__Exercise description__: Include the line with "const renalTicks = [0, 0.5, 1, 1.5, 2];" and every line before it in the entries below, echoed exactly, but not the pictures.

┏━━

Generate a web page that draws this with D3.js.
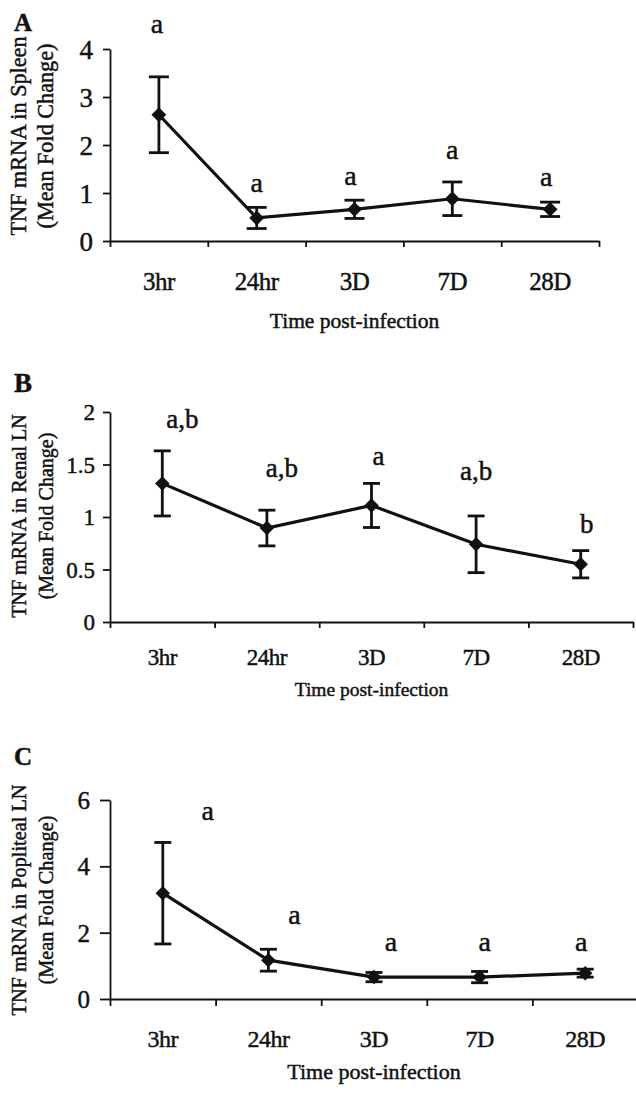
<!DOCTYPE html>
<html>
<head>
<meta charset="utf-8">
<script src="https://cdn.jsdelivr.net/npm/d3@7"></script>
<style>
  body { margin: 0; background: #fff; }
  svg text { font-family: "Liberation Serif", "Times New Roman", serif; fill: #111; stroke: #111; stroke-width: 0.45px; }
  .axis path, .axis line { stroke: #111; }
</style>
</head>
<body>
<div id="chart"></div>
<script>
// time points (x categories)
const times = ["3hr", "24hr", "3D", "7D", "28D"];

// A - spleen
const spleenMean = [2.63, 0.48, 0.66, 0.88, 0.66];
const spleenErr = [0.79, 0.22, 0.19, 0.35, 0.15];
const spleenLetters = ["a", "a", "a", "a", "a"];
const spleenTicks = [0, 1, 2, 3, 4];

// B - renal LN
const renalMean = [1.32, 0.895, 1.11, 0.74, 0.55];
const renalErr = [0.31, 0.17, 0.21, 0.27, 0.13];
const renalLetters = ["a,b", "a,b", "a", "a,b", "b"];
const renalTicks = [0, 0.5, 1, 1.5, 2];

// C - popliteal LN
const poplMean = [3.19, 1.17, 0.66, 0.66, 0.78];
const poplErr = [1.53, 0.33, 0.14, 0.17, 0.12];
const poplLetters = ["a", "a", "a", "a", "a"];
const poplTicks = [0, 2, 4, 6];

let width = 636, height = 1094;

const svg = d3.select("#chart").append("svg")
  .attr("width", width)
  .attr("height", height)
  .style("display", "block");

svg.append("rect").attr("width", width).attr("height", height).attr("fill", "#fff");

// layout of each panel (pixels), letter heights in data units
const panels = [
  {name: "A", mean: spleenMean, err: spleenErr, letters: spleenLetters, ticks: spleenTicks,
   left: 110, right: 599, top: 49, bottom: 241, letterY: 31, letterSize: 25,
   title: ["TNF mRNA in Spleen", "(Mean Fold Change)"], titleY: 136, titleSize: 22.2,
   tickSize: 27, tickLen: 7, tickPad: 10, xSize: 25, xBase: 290, xTickLen: 6,
   xTitleSize: 21.5, xTitleBase: 328, capW: 20, markSize: 110,
   labAt: [4.33, 1.02, 1.17, 1.71, 1.15], labDx: [-2, 0, -4, 0, -4], labSize: 28},
  {name: "B", mean: renalMean, err: renalErr, letters: renalLetters, ticks: renalTicks,
   left: 110, right: 633, top: 412, bottom: 622, letterY: 392, letterSize: 27,
   title: ["TNF mRNA in Renal LN", "(Mean Fold Change)"], titleY: 516, titleSize: 20,
   tickSize: 23, tickLen: 7, tickPad: 8, xSize: 23, xBase: 665, xTickLen: 6,
   xTitleSize: 19.5, xTitleBase: 696, capW: 17, markSize: 105,
   labAt: [1.85, 1.38, 1.5, 1.35, 0.85], labDx: [20, 15, 7, 0, 6], labSize: 27},
  {name: "C", mean: poplMean, err: poplErr, letters: poplLetters, ticks: poplTicks,
   left: 110, right: 638, top: 800, bottom: 999, letterY: 765, letterSize: 25,
   title: ["TNF mRNA in Popliteal LN", "(Mean Fold Change)"], titleY: 900, titleSize: 20.3,
   tickSize: 25, tickLen: 10, tickPad: 10, xSize: 24, xBase: 1047, xTickLen: 7,
   xTitleSize: 22, xTitleBase: 1079, capW: 17, markSize: 105,
   labAt: [5.39, 2.26, 1.45, 1.45, 1.45], labDx: [45, 26, 17, 5, -4], labSize: 28}
];

panels.forEach(function(p) {
  let g = svg.append("g").attr("class", "panel " + p.name);

  let x = d3.scaleBand().domain(times).range([p.left, p.right]);
  let xEdge = d3.scaleLinear().domain([0, times.length]).range([p.left, p.right]);
  let y = d3.scaleLinear().domain([0, d3.max(p.ticks)]).range([p.bottom, p.top]);

  // x axis line + ticks at category boundaries
  g.append("g")
    .attr("class", "axis x")
    .attr("transform", "translate(0," + p.bottom + ")")
    .call(d3.axisBottom(xEdge).ticks(times.length).tickSize(p.xTickLen).tickSizeOuter(0).tickFormat(""))
    .call(s => s.selectAll("path, line").attr("stroke-width", 1.8));

  // category labels
  g.append("g")
    .attr("transform", "translate(0," + p.bottom + ")")
    .call(d3.axisBottom(x).tickSize(0).tickPadding(0))
    .call(s => s.select(".domain").remove())
    .selectAll("text")
      .attr("y", p.xBase - p.bottom)
      .attr("dy", 0)
      .style("font-size", p.xSize + "px")
      .style("letter-spacing", "-0.5px");

  // y axis
  g.append("g")
    .attr("class", "axis y")
    .attr("transform", "translate(" + p.left + ",0)")
    .call(d3.axisLeft(y).tickValues(p.ticks).tickSize(p.tickLen).tickPadding(p.tickPad).tickSizeOuter(0)
      .tickFormat(d3.format("")))
    .call(s => s.selectAll("path, line").attr("stroke-width", 1.8))
    .selectAll("text")
      .style("font-size", p.tickSize + "px")
      .attr("dy", "0.34em");

  // y titles (two rotated lines)
  g.append("text")
    .attr("transform", "translate(26," + p.titleY + ") rotate(-90)")
    .attr("text-anchor", "middle")
    .style("font-size", p.titleSize + "px")
    .text(p.title[0]);
  g.append("text")
    .attr("transform", "translate(53," + p.titleY + ") rotate(-90)")
    .attr("text-anchor", "middle")
    .style("font-size", p.titleSize + "px")
    .text(p.title[1]);

  // x title
  g.append("text")
    .attr("x", (p.left + p.right) / 2)
    .attr("y", p.xTitleBase)
    .attr("text-anchor", "middle")
    .style("font-size", p.xTitleSize + "px")
    .text("Time post-infection");

  // panel letter
  g.append("text")
    .attr("x", 14)
    .attr("y", p.letterY)
    .style("font-size", p.letterSize + "px")
    .style("font-weight", "bold")
    .text(p.name);

  let pts = times.map((t, i) => ({t: t, m: p.mean[i], e: p.err[i], lab: p.letters[i], at: p.labAt[i], dx: p.labDx[i]}));
  let cx = d => x(d.t) + x.bandwidth() / 2;

  // error bars
  let eb = g.selectAll(".err").data(pts).join("g").attr("class", "err")
    .attr("stroke", "#111").attr("stroke-width", 2.8);
  eb.append("line")
    .attr("x1", cx).attr("x2", cx)
    .attr("y1", d => y(d.m + d.e)).attr("y2", d => y(d.m - d.e));
  eb.append("line")
    .attr("x1", d => cx(d) - p.capW / 2).attr("x2", d => cx(d) + p.capW / 2)
    .attr("y1", d => y(d.m + d.e)).attr("y2", d => y(d.m + d.e));
  eb.append("line")
    .attr("x1", d => cx(d) - p.capW / 2).attr("x2", d => cx(d) + p.capW / 2)
    .attr("y1", d => y(d.m - d.e)).attr("y2", d => y(d.m - d.e));

  // the line
  g.append("path")
    .datum(pts)
    .attr("fill", "none")
    .attr("stroke", "#111")
    .attr("stroke-width", 3.2)
    .attr("d", d3.line().x(cx).y(d => y(d.m)));

  // diamond markers
  g.selectAll(".mark").data(pts).join("path")
    .attr("class", "mark")
    .attr("d", d3.symbol().type(d3.symbolSquare).size(p.markSize))
    .attr("transform", d => "translate(" + cx(d) + "," + y(d.m) + ") rotate(45)")
    .attr("fill", "#111");

  // significance letters
  g.selectAll(".lab").data(pts).join("text")
    .attr("class", "lab")
    .attr("x", d => cx(d) + d.dx)
    .attr("y", d => y(d.at))
    .attr("text-anchor", "middle")
    .style("font-size", p.labSize + "px")
    .text(d => d.lab);
});
</script>
</body>
</html>
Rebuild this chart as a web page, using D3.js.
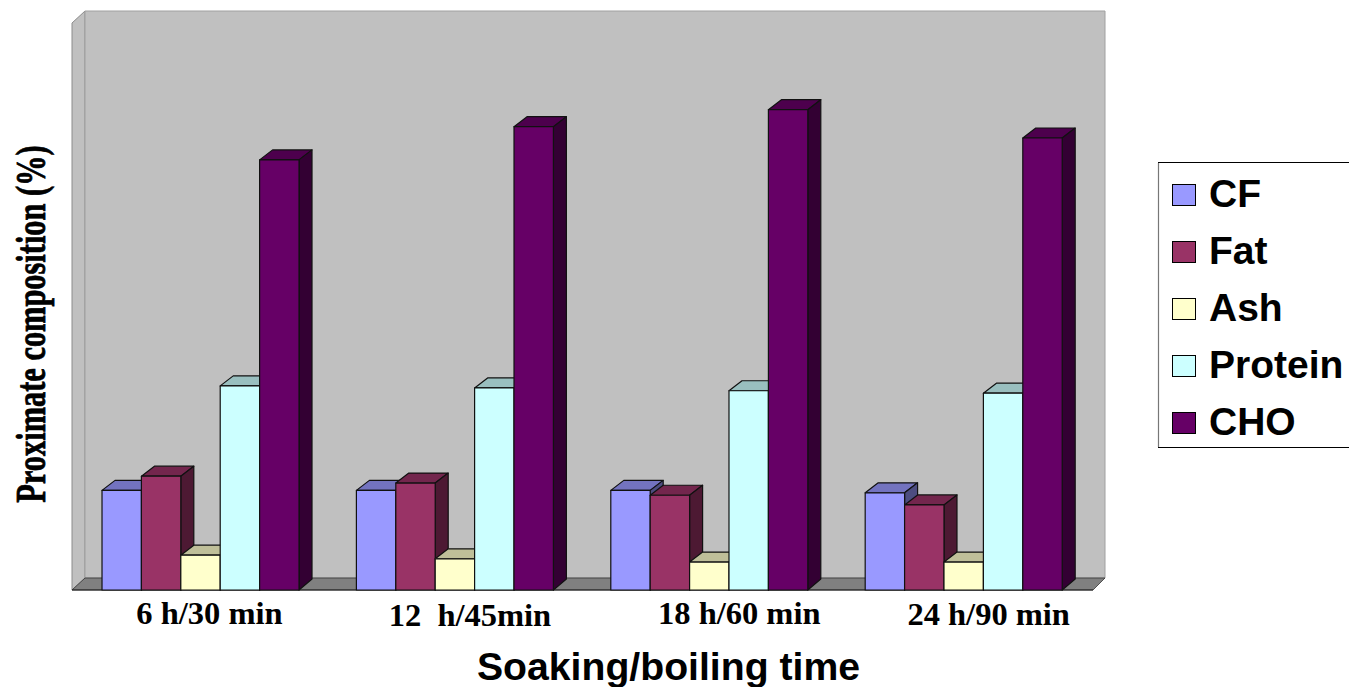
<!DOCTYPE html>
<html><head><meta charset="utf-8">
<script src="https://cdn.jsdelivr.net/npm/d3@7"></script>
<style>html,body{margin:0;padding:0;background:#fff;overflow:hidden}svg{display:block}text{white-space:pre}</style>
</head><body><svg id="c" width="1349" height="687"></svg>
<script>
const categories = ["6 h/30 min", "12  h/45min", "18 h/60 min", "24 h/90 min"];
const seriesNames = ["CF", "Fat", "Ash", "Protein", "CHO"];
const CF = [12.3, 12.3, 12.3, 12.0];
const Fat = [14.05, 13.2, 11.7, 10.5];
const Ash = [4.3, 3.85, 3.45, 3.45];
const Protein = [25.2, 24.95, 24.6, 24.3];
const CHO = [53.1, 57.2, 59.3, 55.8];
const seriesValues = [CF, Fat, Ash, Protein, CHO];

const colors = ["#9999ff", "#993366", "#ffffcc", "#ccffff", "#660066"];
const topColors = ["#7373bf", "#73264d", "#bfbf99", "#99bfbf", "#4d004d"];
const sideColors = ["#4d4d80", "#4d1933", "#808066", "#668080", "#330033"];
const labelShift = [9, 15, 30, 25];
const labelDrop = [0, 2, 0, 1];

const svg = d3.select("#c");
const L = 72, R = 1093, B = 590, T = 23, DX = 13, DY = 12;

const y = d3.scaleLinear().domain([0, 70]).range([B, T]);
const x0 = d3.scaleBand().domain(categories).range([L + 0.5, 1091.7]).paddingInner(0.2256).paddingOuter(0.116).align(0.5);
const x1 = d3.scaleBand().domain(seriesNames).range([0, x0.bandwidth()]);

const poly = pts => pts.map(p => p.join(",")).join(" ");

// walls and floor
svg.append("polygon").attr("points", poly([[L, T], [L + DX, T - DY], [L + DX, B - DY], [L, B]]))
  .attr("fill", "#c0c0c0").attr("stroke", "#8c8c8c").attr("stroke-width", 1);
svg.append("polygon").attr("points", poly([[L + DX, T - DY], [R + DX - 1, T - DY], [R + DX - 1, B - DY], [L + DX, B - DY]]))
  .attr("fill", "#c0c0c0").attr("stroke", "#a0a0a0").attr("stroke-width", 1);
svg.append("polygon").attr("points", poly([[L, B], [L + DX, B - DY], [R + DX - 1, B - DY], [R, B]]))
  .attr("fill", "#808080").attr("stroke", "#333").attr("stroke-width", 0.8);
svg.append("line").attr("x1", L).attr("x2", R).attr("y1", B).attr("y2", B).attr("stroke", "#222").attr("stroke-width", 1);

// bars
categories.forEach((cat, ci) => {
  const g = svg.append("g").attr("transform", `translate(${x0(cat)},0)`);
  seriesNames.forEach((s, si) => {
    const v = seriesValues[si][ci];
    const a = x1(s), b = a + x1.bandwidth(), t = y(v);
    const add = (pts, fill) => g.append("polygon").attr("points", poly(pts)).attr("fill", fill)
      .attr("stroke", "#111").attr("stroke-width", 1.2).attr("stroke-linejoin", "round");
    add([[a, t], [a + DX, t - DY + 2], [b + DX, t - DY + 2], [b, t]], topColors[si]);
    add([[b, t], [b + DX, t - DY + 2], [b + DX, B - DY + 1], [b, B]], sideColors[si]);
    add([[a, t], [b, t], [b, B], [a, B]], colors[si]);
  });
});

// category labels
svg.append("g").selectAll("text").data(categories).join("text")
  .attr("x", (d, i) => x0(d) + x0.bandwidth() / 2 + labelShift[i])
  .attr("y", (d, i) => 623.5 + labelDrop[i])
  .attr("text-anchor", "middle")
  .attr("font-family", "'Liberation Serif'").attr("font-weight", "bold").attr("font-size", 32.5)
  .attr("fill", "#000").text(d => d);

// axis titles
svg.append("text").attr("x", 668.5).attr("y", 680).attr("text-anchor", "middle")
  .attr("font-family", "'Liberation Sans'").attr("font-weight", "bold").attr("font-size", 39.2)
  .text("Soaking/boiling time");
svg.append("text")
  .attr("transform", "translate(45,324) rotate(-90) scale(0.95,1.35)")
  .attr("text-anchor", "middle")
  .attr("font-family", "'Liberation Serif'").attr("font-weight", "bold").attr("font-size", 32)
  .attr("stroke", "#000").attr("stroke-width", 0.6)
  .text("Proximate composition (%)");

// legend
svg.append("rect").attr("x", 1158.5).attr("y", 162.5).attr("width", 200).attr("height", 285)
  .attr("fill", "#fff").attr("stroke", "#000").attr("stroke-width", 1);
svg.append("line").attr("x1", 1158.5).attr("x2", 1158.5).attr("y1", 163).attr("y2", 447)
  .attr("stroke", "#777").attr("stroke-width", 1.2);
const leg = d3.scaleBand().domain(seriesNames).range([166, 451]);
const lg = svg.append("g").selectAll("g").data(seriesNames).join("g")
  .attr("transform", d => `translate(1172,${leg(d) + 18})`);
lg.append("rect").attr("x", 0.5).attr("y", 0.5).attr("width", 23).attr("height", 21)
  .attr("fill", (d, i) => colors[i]).attr("stroke", "#000").attr("stroke-width", 1);
lg.append("text").attr("x", 37).attr("y", 23)
  .attr("font-family", "'Liberation Sans'").attr("font-weight", "bold").attr("font-size", 39)
  .text(d => d);
</script></body></html>
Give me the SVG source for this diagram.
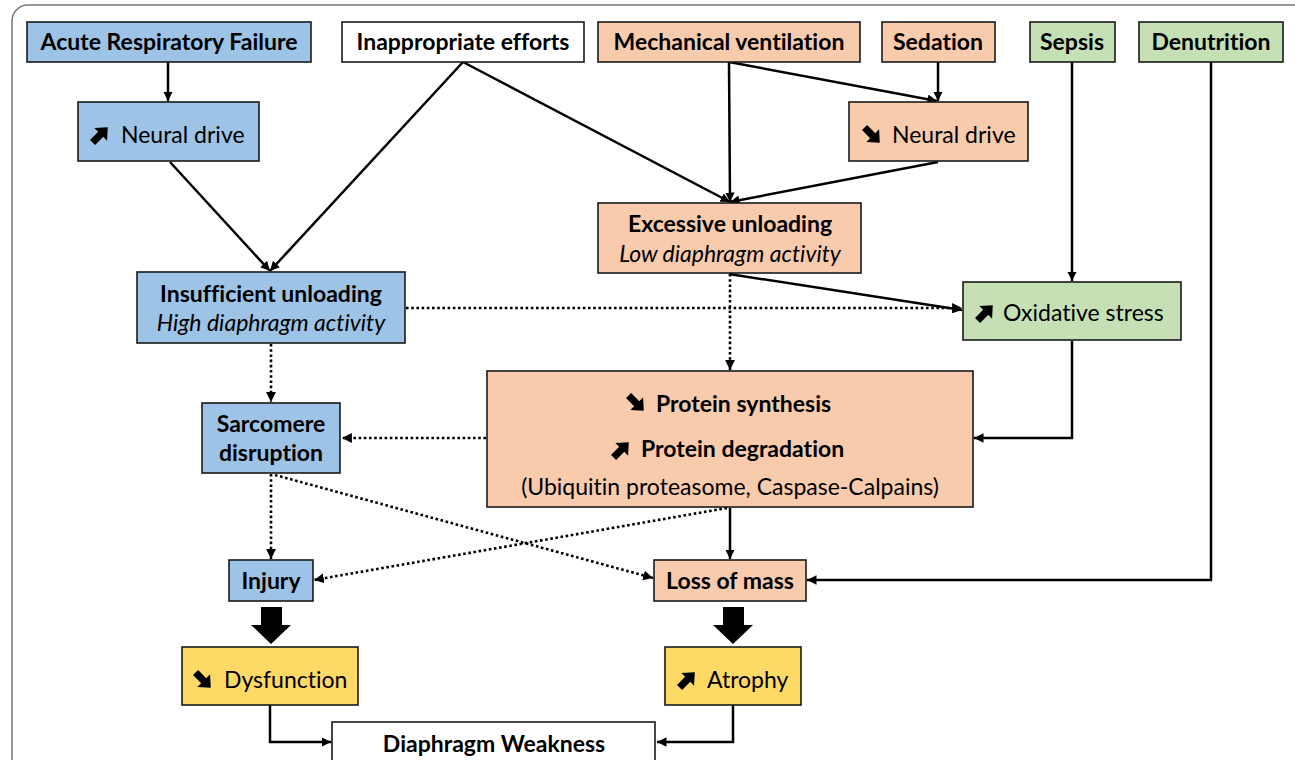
<svg xmlns="http://www.w3.org/2000/svg" width="1295" height="760" viewBox="0 0 1295 760">
<style>
.bx{stroke:#1a1a1a;stroke-width:1.6}
.blue{fill:#9DC3E6}.org{fill:#F8CBAD}.grn{fill:#C5E0B4}.yel{fill:#FFD966}.wht{fill:#fff}
text{font-family:Lato,"Open Sans","Liberation Sans",sans-serif;font-size:23px;fill:#000;font-variant-ligatures:none}
.b{font-weight:bold}.i{font-style:italic}
.c{text-anchor:middle}
.ln{fill:none;stroke:#000;stroke-width:2.5}
.dt{fill:none;stroke:#000;stroke-width:2.6;stroke-dasharray:2.6 2.6}
</style>
<defs>
<marker id="ah" viewBox="0 0 10 10" refX="10" refY="5" markerWidth="3.8" markerHeight="3.8" orient="auto" markerUnits="strokeWidth">
<path d="M0,0L10,5L0,10z" fill="#000"/>
</marker>
<path id="ic" d="M-10.5,-3.6L1,-3.6L1,-9L11,0L1,9L1,3.6L-10.5,3.6z" fill="#000"/>
</defs>
<rect x="12" y="5" width="1300" height="800" rx="16" fill="#fff" stroke="#777" stroke-width="1.5"/>

<g id="connectors">
<path class="ln" d="M168,62V101" marker-end="url(#ah)"/>
<path class="ln" d="M170,162L270,271" marker-end="url(#ah)"/>
<path class="ln" d="M463,62L270,271" marker-end="url(#ah)"/>
<path class="ln" d="M463,62L730,202" marker-end="url(#ah)"/>
<path class="ln" d="M729,62L730,202" marker-end="url(#ah)"/>
<path class="ln" d="M729,62L937,101" marker-end="url(#ah)"/>
<path class="ln" d="M938,62V101" marker-end="url(#ah)"/>
<path class="ln" d="M938,162L730,202" marker-end="url(#ah)"/>
<path class="ln" d="M1072,62V281" marker-end="url(#ah)"/>
<path class="ln" d="M1211,62V580H807" marker-end="url(#ah)"/>
<path class="ln" d="M729,274L962,310" marker-end="url(#ah)"/>
<path class="dt" d="M406,308H962" marker-end="url(#ah)"/>
<path class="dt" d="M730,274V370" marker-end="url(#ah)"/>
<path class="dt" d="M271,344V402" marker-end="url(#ah)"/>
<path class="dt" d="M486,438H342" marker-end="url(#ah)"/>
<path class="ln" d="M1072,341V438H974" marker-end="url(#ah)"/>
<path class="dt" d="M271,474V559" marker-end="url(#ah)"/>
<path class="dt" d="M275,475L653,578" marker-end="url(#ah)"/>
<path class="dt" d="M727,508L314,580" marker-end="url(#ah)"/>
<path class="ln" d="M730,508V559" marker-end="url(#ah)"/>
<path class="ln" d="M270,705V742H331" marker-end="url(#ah)"/>
<path class="ln" d="M733,705V742H657" marker-end="url(#ah)"/>
<path d="M261,607H282V625H291L271,644L251,625H261z" fill="#000"/>
<path d="M723,607H744V625H753L733,644L713,625H723z" fill="#000"/>
</g>

<g id="n-arf"><rect class="bx blue" x="27" y="22" width="284" height="40"/><text class="b c" x="169" y="50">Acute Respiratory Failure</text></g>
<g id="n-ineff"><rect class="bx wht" x="342" y="22" width="242" height="40"/><text class="b c" x="463" y="50">Inappropriate efforts</text></g>
<g id="n-mv"><rect class="bx org" x="598" y="22" width="262" height="40"/><text class="b c" x="729" y="50">Mechanical ventilation</text></g>
<g id="n-sed"><rect class="bx org" x="882" y="22" width="113" height="40"/><text class="b c" x="938" y="50">Sedation</text></g>
<g id="n-sepsis"><rect class="bx grn" x="1030" y="22" width="85" height="40"/><text class="b c" x="1072" y="50">Sepsis</text></g>
<g id="n-denut"><rect class="bx grn" x="1139" y="22" width="144" height="40"/><text class="b c" x="1211" y="50">Denutrition</text></g>

<g id="n-nd-up"><rect class="bx blue" x="78" y="102" width="181" height="59"/><use href="#ic" transform="translate(100,135) rotate(-45)"/><text x="121" y="143">Neural drive</text></g>
<g id="n-nd-down"><rect class="bx org" x="849" y="102" width="179" height="59"/><use href="#ic" transform="translate(872,135) rotate(45)"/><text x="892" y="143">Neural drive</text></g>

<g id="n-exc"><rect class="bx org" x="598" y="203" width="263" height="70"/><text class="b c" x="730" y="232">Excessive unloading</text><text class="i c" x="730" y="262">Low diaphragm activity</text></g>
<g id="n-insuf"><rect class="bx blue" x="137" y="272" width="268" height="71"/><text class="b c" x="271" y="302">Insufficient unloading</text><text class="i c" x="271" y="331">High diaphragm activity</text></g>
<g id="n-ox"><rect class="bx grn" x="963" y="282" width="218" height="58"/><use href="#ic" transform="translate(985,313) rotate(-45)"/><text x="1003" y="321">Oxidative stress</text></g>

<g id="n-sarc"><rect class="bx blue" x="202" y="403" width="138" height="70"/><text class="b c" x="271" y="432">Sarcomere</text><text class="b c" x="271" y="461">disruption</text></g>
<g id="n-prot"><rect class="bx org" x="487" y="371" width="486" height="136"/>
<use href="#ic" transform="translate(636,403) rotate(45)"/><text class="b" x="656" y="412">Protein synthesis</text>
<use href="#ic" transform="translate(621,450) rotate(-45)"/><text class="b" x="641" y="457">Protein degradation</text>
<text class="c" x="730" y="495">(Ubiquitin proteasome, Caspase-Calpains)</text></g>

<g id="n-inj"><rect class="bx blue" x="229" y="560" width="84" height="41"/><text class="b c" x="271" y="589">Injury</text></g>
<g id="n-loss"><rect class="bx org" x="654" y="560" width="152" height="41"/><text class="b c" x="730" y="589">Loss of mass</text></g>
<g id="n-dys"><rect class="bx yel" x="182" y="647" width="176" height="58"/><use href="#ic" transform="translate(203,680) rotate(45)"/><text x="224" y="688">Dysfunction</text></g>
<g id="n-atr"><rect class="bx yel" x="665" y="647" width="136" height="58"/><use href="#ic" transform="translate(687,680) rotate(-45)"/><text x="707" y="688">Atrophy</text></g>
<g id="n-weak"><rect class="bx wht" x="332" y="722" width="323" height="60"/><text class="b c" x="494" y="752">Diaphragm Weakness</text></g>
</svg>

┗━━

__Written answer__:
Generate a web page that draws this with D3.js.
<!DOCTYPE html>
<html>
<head>
<meta charset="utf-8">
<script src="https://cdn.jsdelivr.net/npm/d3@7"></script>
<style>
  body { margin: 0; background: #fff; }
  svg text { font-family: "Liberation Serif", "Times New Roman", serif; fill: #111; stroke: #111; stroke-width: 0.45px; }
  .axis path, .axis line { stroke: #111; }
</style>
</head>
<body>
<div id="chart"></div>
<script>
// time points (x categories)
const times = ["3hr", "24hr", "3D", "7D", "28D"];

// A - spleen
const spleenMean = [2.63, 0.48, 0.66, 0.88, 0.66];
const spleenErr = [0.79, 0.22, 0.19, 0.35, 0.15];
const spleenLetters = ["a", "a", "a", "a", "a"];
const spleenTicks = [0, 1, 2, 3, 4];

// B - renal LN
const renalMean = [1.32, 0.895, 1.11, 0.74, 0.55];
const renalErr = [0.31, 0.17, 0.21, 0.27, 0.13];
const renalLetters = ["a,b", "a,b", "a", "a,b", "b"];
const renalTicks = [0, 0.5, 1, 1.5, 2];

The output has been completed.